WRITTEN PROBLEM:
Please write out the lines of the data exactly, beginning with the first and ending with the line containing "box_y = [-0.23, 0.2]"; leave the pictures behind.

= = = = = = =

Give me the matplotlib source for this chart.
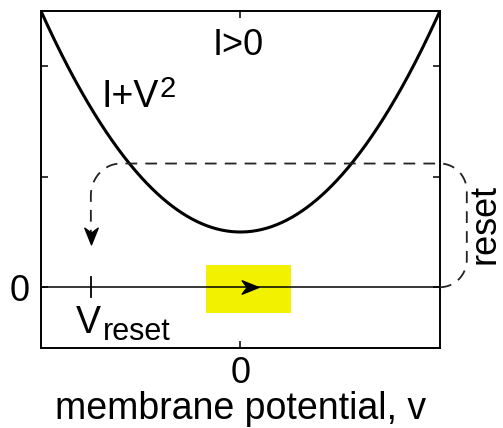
import numpy as np
import matplotlib
matplotlib.use("Agg")
import matplotlib.pyplot as plt
from matplotlib.path import Path

plt.rcParams["font.family"] = ["Liberation Sans", "DejaVu Sans"]

# quadratic integrate-and-fire: dv/dt = I + v^2
I_input = 0.5
v_range = [-2.0, 2.0]
y_range = [-0.55, 2.5]
v_reset = -1.5
v_peak_level = 1.12      # height of the reset jump drawn above the curve
v_loop = 2.27            # how far the reset loop swings past the axes
arrow_tip_y = 0.36
y_ticks = [0, 1, 2]
y_tick_labels = ["0", "", ""]
x_ticks = [0]
x_tick_labels = ["0"]
box_v = [-0.35, 0.51]
box_y = [-0.23, 0.2]

v = np.linspace(v_range[0], v_range[1], 400)
dv = I_input * 1.0 + 0.5 * v ** 2

fig = plt.figure(figsize=(5.03, 4.28), dpi=100)
ax = fig.add_axes([0.0815, 0.187, 0.793, 0.787])

# highlighted region around the flow arrow
ax.fill_between(box_v, box_y[0], box_y[1], color="#f2f200", lw=0, zorder=1)

ax.plot(v, dv, color="black", lw=2.2, zorder=3)
ax.axhline(0, color="black", lw=1.1, zorder=2)

# flow direction along v axis
right_head = Path([(1, 0), (-1, 0.8), (-0.4, 0), (-1, -0.8), (1, 0)],
                  [Path.MOVETO, Path.LINETO, Path.LINETO, Path.LINETO, Path.CLOSEPOLY])
down_head = Path([(0, -1), (0.8, 1), (0, 0.4), (-0.8, 1), (0, -1)],
                 [Path.MOVETO, Path.LINETO, Path.LINETO, Path.LINETO, Path.CLOSEPOLY])
ax.plot([0.1], [0], marker=right_head, ms=12, color="black", zorder=4)


def arc(cx, cy, rx, ry, t0, t1):
    t = np.linspace(t0, t1, 30)
    return cx + rx * np.cos(t), cy + ry * np.sin(t)


# reset loop: from the right edge up, across the top, down to v_reset
rx, ry = 0.27, 0.25
lx, ly = 0.3, 0.29
segs_x, segs_y = [], []
segs_x += [v_range[1], v_loop - rx]
segs_y += [0, 0]
ax_, ay_ = arc(v_loop - rx, ry, rx, ry, -np.pi / 2, 0)
segs_x += list(ax_); segs_y += list(ay_)
ax_, ay_ = arc(v_loop - rx, v_peak_level - ry, rx, ry, 0, np.pi / 2)
segs_x += list(ax_); segs_y += list(ay_)
ax_, ay_ = arc(v_reset + lx, v_peak_level - ly, lx, ly, np.pi / 2, np.pi)
segs_x += list(ax_); segs_y += list(ay_)
segs_x += [v_reset]
segs_y += [arrow_tip_y + 0.12]
ax.plot(segs_x, segs_y, color="#222222", lw=1.3, dashes=(6.5, 4.5),
        clip_on=False, zorder=3)
ax.plot([v_reset], [arrow_tip_y + 0.1], marker=down_head, ms=12,
        color="black", zorder=4)

# small mark for v_reset on the axis
ax.plot([v_reset, v_reset], [-0.09, 0.09], color="black", lw=1.3, zorder=3)

ax.text(-0.02, 2.10, "I>0", fontsize=26, ha="center", va="baseline")
ax.text(-1.39, 1.63, "I+V", fontsize=27, ha="left", va="baseline")
ax.text(-0.81, 1.72, "2", fontsize=21, ha="left", va="baseline")
ax.text(-1.65, -0.41, "V", fontsize=27, ha="left", va="baseline")
ax.text(-1.38, -0.475, "reset", fontsize=22, ha="left", va="baseline")
ax.text(2.45, 0.57, "reset", fontsize=26, rotation=90, ha="center",
        va="center", clip_on=False)

ax.set_xlim(v_range)
ax.set_ylim(y_range)
ax.set_xticks(x_ticks)
ax.set_xticklabels(x_tick_labels)
ax.set_yticks(y_ticks)
ax.set_yticklabels(y_tick_labels)
ax.tick_params(direction="in", top=True, right=True, length=5, width=1.1,
               labelsize=26)
ax.tick_params(axis="x", pad=6)
ax.tick_params(axis="y", pad=8)
for s in ax.spines.values():
    s.set_linewidth(1.4)

ax.set_xlabel("membrane potential, v", fontsize=27, labelpad=0)

fig.savefig("out.png", dpi=100)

= = = = = = =

ANSWER:
Give me the matplotlib source for this chart.
import numpy as np
import matplotlib
matplotlib.use("Agg")
import matplotlib.pyplot as plt
from matplotlib.path import Path

plt.rcParams["font.family"] = ["Liberation Sans", "DejaVu Sans"]

# quadratic integrate-and-fire: dv/dt = I + v^2
I_input = 0.5
v_range = [-2.0, 2.0]
y_range = [-0.55, 2.5]
v_reset = -1.5
v_peak_level = 1.12      # height of the reset jump drawn above the curve
v_loop = 2.27            # how far the reset loop swings past the axes
arrow_tip_y = 0.36
y_ticks = [0, 1, 2]
y_tick_labels = ["0", "", ""]
x_ticks = [0]
x_tick_labels = ["0"]
box_v = [-0.35, 0.51]
box_y = [-0.23, 0.2]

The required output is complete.